A natural response is to tighten up regulation. In the case of commercial banks, this would not require new legislation. The bank regulators have virtually plenary control over banks: thus the crack "what does a bank say when a regulator tells it to jump?" Answer: "How high"? Burned by the banking collapse and employed by an Administration less complacent about the self-correcting character of financial competition than the Bush Administration, current regulators will not allow banks to take risks though, paradoxically, may compel them to in order to increase the amount of money in circulation and thus stimulate economic activity. The banks, being undercapitalized, are afraid to make risky loans; they thus don't have to be prevented from taking them, at least in the near term. The current complaint about the banks is that they are hoarding cash--that they are excessively risk averse--and thus are failing to provide the credit that the economy needs in order to recover. To tighten regulation of banks at this point would thus not only be a case of closing the barn door after the horses have escaped, but also would undermine the government's policy of encouraging banks to lend.

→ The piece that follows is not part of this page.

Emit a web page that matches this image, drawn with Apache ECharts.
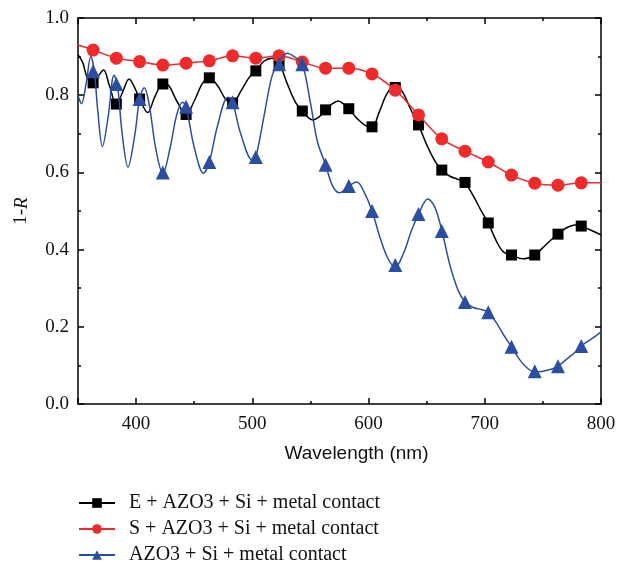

The most challenging issue of financial re-regulation is bringing the nonbank financial intermediaries under the regulatory umbrella, in order to prevent effective bank regulation from simply shifting ever more financial intermediation to firms not shackled by regulation. One can imagine imposing capital requirements, leverage limitations, or even reserve requirements, on nonbank financial intermediaries. But this would require an elaborate regulatory apparatus that would cost a lot and, more important, might be ineffectual because of the complexity of modern finance and the heterogeneity of the nonbank intermediaries. I would prefer to see, at least as an initial step, requiring greater regulation of specific financial instruments, in particular credit-default swaps, which are at present unregulated credit-insurance undertakings often with no backing in the form of either reserves or collateral. Financial intermediaries find themselves both issuers and purchasers of such swaps (that is, both insurers and insureds), and because the swaps are not traded on an exchange, are not standardized, and are not regulated to assure that the issuer can honor his undertaking, they have been a source of debilitating uncertainty in the present crisis.
We would not be in the fix we're in were it not for the Federal Reserve's having pushed down interest rates too far and keeping them down too long, thereby setting the stage for a credit binge (including the housing bubble), and, relatedly, were it not for the very low personal savings rate of Americans and their investing almost their savings in risky assets such as houses and common stocks. The problem of excessive borrowing can be addressed both by the Federal Reserve, which exercises a high degree of control over interest rates, and by the government's placing limits on credit-card and mortgage debt, for example by repealing the deductibility of mortgage interest from taxable income.
But the most important point I would make is that there should be no new regulatory measures until the depression reaches bottom and recovery begins (not that there can be certainty about when that point has been reached--there were several false bottoms in the 1930s depression). Any regulatory initiatives at this time will simply increase the already great uncertainty in which the financial industry is operating; and as Keynes pointed out, anything that increases uncertainty in a depression causes hoarding, which can in turn precipitate a deflation likely to deepen and protract an economic downturn.